A special committee set up in March to settle a long-running land dispute between 52 families in Kompong Chhnang province and the wife of Mines and Energy Minister Suy Sem has finished its work, leaving 17 families without a deal.
Deputy provincial governor Dork Sothea, who chaired the committee, said the group wrapped up the negotiations last week, having reached pay-out deals for 35 families worth between $1,250 and $1,500 each, already paid by KDC International, the private development firm owned by Mr. Sem’s wife, Chea Kheng.
Ms. Sothea said the tens of thousands of dollars the rest of the families were demanding was too much and that they would now have to settle their disputes with Ms. Kheng in court—on their own.
“I will send a report to the governor and the court some time next week informing them that we reached a solution with only 35 families who will accept mon-ey from the company,” she said. “The other 17 families will need to fight in court by themselves because they demanded too much money.
“The company claims it does not have the ability to pay them $20,000 to $30,000,” she added. “So I will tell the court to process their complaints.”
Neither Ms. Kheng nor her company’s lawyer, Phat Pauv Seang, could be reached. A representative for Ms. Kheng, Thai Hy, declined to comment.
Reach Seima, one of the 17 who refused to strike a deal with KDC, has also been accused of attempted murder and property damage over an incident last May during which villagers burned down a shed the company had built on the disputed land and allegedly chased down a group of visiting land management officials.

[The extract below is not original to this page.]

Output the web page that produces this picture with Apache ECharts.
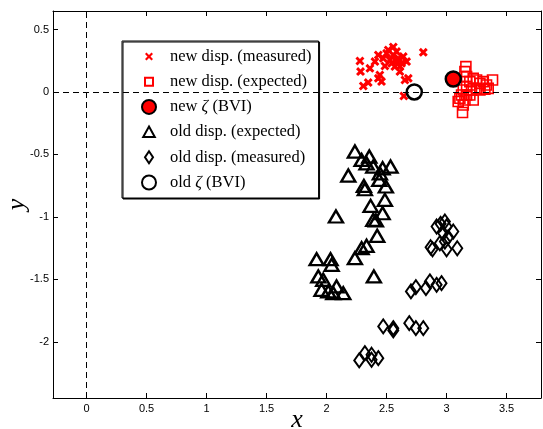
<!DOCTYPE html>
<html>
<head>
<meta charset="utf-8">
<script src="https://cdn.jsdelivr.net/npm/echarts@6/dist/echarts.min.js"></script>
<style>
  html, body { margin: 0; padding: 0; background: #fff; }
  #chart { width: 543px; height: 429px; }
</style>
</head>
<body>
<div id="chart"></div>
<script>
// tick values
var xTicks = [0, 0.5, 1, 1.5, 2, 2.5, 3, 3.5]
var yTicks = [-2, -1.5, -1, -0.5, 0, 0.5]

// new dispersion, measured (crosses)
var newMeasured = [
  [2.278, 0.248], [2.283, 0.163], [2.306, 0.048], [2.347, 0.075], [2.361, 0.189],
  [2.403, 0.243], [2.431, 0.296], [2.444, 0.136], [2.458, 0.083], [2.431, 0.109],
  [2.472, 0.269], [2.5, 0.309], [2.514, 0.336], [2.528, 0.256], [2.542, 0.229],
  [2.556, 0.296], [2.569, 0.203], [2.583, 0.323], [2.597, 0.269], [2.611, 0.163],
  [2.625, 0.229], [2.639, 0.283], [2.653, 0.096], [2.667, 0.243], [2.681, 0.109],
  [2.644, -0.032], [2.806, 0.317], [2.486, 0.208], [2.583, 0.243], [2.611, 0.203],
  [2.556, 0.36]
]
// new dispersion, expected (squares)
var newExpected = [
  [3.161, 0.203], [3.153, 0.163], [3.167, 0.123], [3.194, 0.083], [3.222, 0.109],
  [3.25, 0.096], [3.278, 0.069], [3.306, 0.083], [3.333, 0.056], [3.383, 0.096],
  [3.347, 0.029], [3.25, 0.029], [3.208, 0.016], [3.167, 0.043], [3.139, 0.016],
  [3.125, -0.024], [3.111, -0.051], [3.153, -0.064], [3.097, -0.077], [3.139, -0.104],
  [3.133, -0.165], [3.222, -0.064], [3.194, -0.024], [3.278, 0.016], [3.319, 0.021],
  [3.167, -0.024]
]
var newZeta = [[3.056, 0.104]]
// old dispersion, expected (triangles)
var oldExpected = [
  [2.236, -0.477], [2.292, -0.544], [2.356, -0.517], [2.333, -0.571], [2.389, -0.597],
  [2.467, -0.611], [2.533, -0.597], [2.444, -0.651], [2.181, -0.669], [2.311, -0.752],
  [2.319, -0.779], [2.494, -0.757], [2.439, -0.704], [2.486, -0.864], [2.367, -0.912],
  [2.467, -0.971], [2.389, -1.024], [2.411, -1.029], [2.078, -0.997], [2.422, -1.152],
  [2.333, -1.232], [2.292, -1.251], [2.236, -1.331], [1.917, -1.339], [2.033, -1.339],
  [2.042, -1.384], [1.931, -1.477], [1.972, -1.504], [1.958, -1.584], [2.083, -1.557],
  [2.014, -1.597], [2.056, -1.611], [2.139, -1.611], [2.394, -1.477]
]
// old dispersion, measured (diamonds)
var oldMeasured = [
  [2.917, -1.077], [2.95, -1.056], [2.986, -1.037], [2.972, -1.131], [3.014, -1.163],
  [3.056, -1.117], [2.986, -1.197], [2.883, -1.259], [2.867, -1.243], [3.0, -1.259],
  [3.089, -1.251], [2.944, -1.211], [2.703, -1.597], [2.744, -1.563], [2.828, -1.571],
  [2.861, -1.517], [2.917, -1.544], [2.958, -1.531], [2.472, -1.877], [2.556, -1.909],
  [2.556, -1.891], [2.689, -1.851], [2.744, -1.891], [2.806, -1.891], [2.272, -2.149],
  [2.319, -2.091], [2.375, -2.104], [2.375, -2.144], [2.431, -2.131], [3.0, -1.077]
]
var oldZeta = [[2.731, 0.0]]

var crossPath = 'path://M0,2.3L2.3,0L5,2.7L7.7,0L10,2.3L7.3,5L10,7.7L7.7,10L5,7.3L2.3,10L0,7.7L2.7,5Z'
// legend icons drawn inside a 14x14 box so they keep their own size
var pad = 'M0,0M14,14'
var legendCross = 'path://' + pad + 'M3,4.5L4.5,3L7,5.5L9.5,3L11,4.5L8.5,7L11,9.5L9.5,11L7,8.5L4.5,11L3,9.5L5.5,7Z'
var legendSquare = 'path://' + pad + 'M3,3L11,3L11,11L3,11Z'
var legendTriangle = 'path://' + pad + 'M7,1.5L12.8,12L1.2,12Z'
var legendDiamond = 'path://' + pad + 'M7,1L11,7L7,13L3,7Z'
var tickFont = { fontFamily: 'Liberation Sans', fontSize: 11, color: '#000' }

function frameAxis(pos, ticks, extra) {
  var ax = {
    type: 'value',
    position: pos,
    axisLine: { show: true, onZero: false, lineStyle: { color: '#000', width: 1 } },
    axisTick: { show: true, inside: true, length: 5, customValues: ticks, lineStyle: { color: '#000' } },
    axisLabel: { show: false },
    splitLine: { show: false }
  }
  return Object.assign(ax, extra)
}

var chart = echarts.init(document.getElementById('chart'))
var option = {
  animation: false,
  grid: { left: 53, right: 2, top: 11, bottom: 31, containLabel: false, outerBoundsMode: 'none' },
  legend: {
    orient: 'vertical',
    left: 122,
    top: 41,
    padding: [7, 7, 7, 19],
    itemWidth: 14,
    itemHeight: 14,
    itemGap: 8.2,
    backgroundColor: '#fff',
    borderColor: '#000',
    borderWidth: 1,
    borderRadius: 0,
    shadowColor: '#000',
    shadowOffsetX: 1,
    shadowOffsetY: 1,
    shadowBlur: 0,
    data: [
      { name: 'new disp. (measured)', icon: legendCross },
      { name: 'new disp. (expected)', icon: legendSquare },
      { name: 'new ζ (BVI)', icon: 'circle' },
      { name: 'old disp. (expected)', icon: legendTriangle },
      { name: 'old disp. (measured)', icon: legendDiamond },
      { name: 'old ζ (BVI)', icon: 'circle' }
    ],
    formatter: function (name) { return name.replace('ζ', '{z|ζ}') },
    textStyle: {
      fontFamily: 'Liberation Serif',
      fontSize: 16.5,
      lineHeight: 14,
      padding: [0, 0, 0, 9],
      color: '#000',
      rich: { z: { fontStyle: 'italic', fontFamily: 'Liberation Serif', fontSize: 16.5, lineHeight: 14 } }
    }
  },
  xAxis: [
    frameAxis('bottom', xTicks, {
      min: -0.28,
      max: 3.787,
      axisLabel: Object.assign({ show: true, margin: 5, customValues: xTicks }, tickFont),
      name: 'x',
      nameLocation: 'middle',
      nameGap: 9,
      nameMoveOverlap: false,
      nameTextStyle: { fontFamily: 'Liberation Serif', fontStyle: 'italic', fontSize: 26, color: '#000' }
    }),
    frameAxis('top', xTicks, { min: -0.28, max: 3.787 })
  ],
  yAxis: [
    frameAxis('left', yTicks, {
      min: -2.45,
      max: 0.648,
      axisLabel: Object.assign({ show: true, margin: 4, customValues: yTicks }, tickFont),
      name: 'y',
      nameLocation: 'middle',
      nameGap: 23,
      nameMoveOverlap: false,
      nameRotate: 90,
      nameTextStyle: { fontFamily: 'Liberation Serif', fontStyle: 'italic', fontSize: 26, color: '#000' }
    }),
    frameAxis('right', yTicks, { min: -2.45, max: 0.648 })
  ],
  series: [
    {
      name: 'new disp. (measured)',
      type: 'scatter',
      symbol: crossPath,
      symbolSize: 9,
      itemStyle: { color: '#ff0000', opacity: 1 },
      data: newMeasured,
      markLine: {
        silent: true,
        symbol: ['none', 'none'],
        label: { show: false },
        lineStyle: { color: '#000', type: [6, 4], width: 1 },
        data: [{ xAxis: 0 }, { yAxis: 0 }]
      }
    },
    {
      name: 'new disp. (expected)',
      type: 'scatter',
      symbol: 'rect',
      symbolSize: 10,
      itemStyle: { color: 'rgba(255,255,255,0)', borderColor: '#ff0000', borderWidth: 1.6, opacity: 1 },
      data: newExpected
    },
    {
      name: 'new ζ (BVI)',
      type: 'scatter',
      symbol: 'circle',
      symbolSize: 15,
      itemStyle: { color: '#ff0000', borderColor: '#000', borderWidth: 2.5, opacity: 1 },
      data: newZeta
    },
    {
      name: 'old disp. (expected)',
      type: 'scatter',
      symbol: 'triangle',
      symbolSize: [14, 12],
      itemStyle: { color: 'rgba(255,255,255,0)', borderColor: '#000', borderWidth: 2.4, opacity: 1 },
      data: oldExpected
    },
    {
      name: 'old disp. (measured)',
      type: 'scatter',
      symbol: 'diamond',
      symbolSize: [10, 14],
      itemStyle: { color: 'rgba(255,255,255,0)', borderColor: '#000', borderWidth: 2, opacity: 1 },
      data: oldMeasured
    },
    {
      name: 'old ζ (BVI)',
      type: 'scatter',
      symbol: 'circle',
      symbolSize: 15,
      itemStyle: { color: '#fff', borderColor: '#000', borderWidth: 2.5, opacity: 1 },
      data: oldZeta
    }
  ]
}
chart.setOption(option)
</script>
</body>
</html>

He said the provincial court summoned three fellow villagers for questioning on May 26 and suspected that the move was intended as retaliation for his not accepting KDC’s offer.
“It is new pressure on me for my repeated refusal to accept the little money from the company,” he said. “So the company has started to use the court system to intimidate us.”
Duch Sinuon, one of the summoned men, said Mr. Seima was innocent of the allegations, adding that more than 40 villagers would go to the court on the day of the questioning to protest.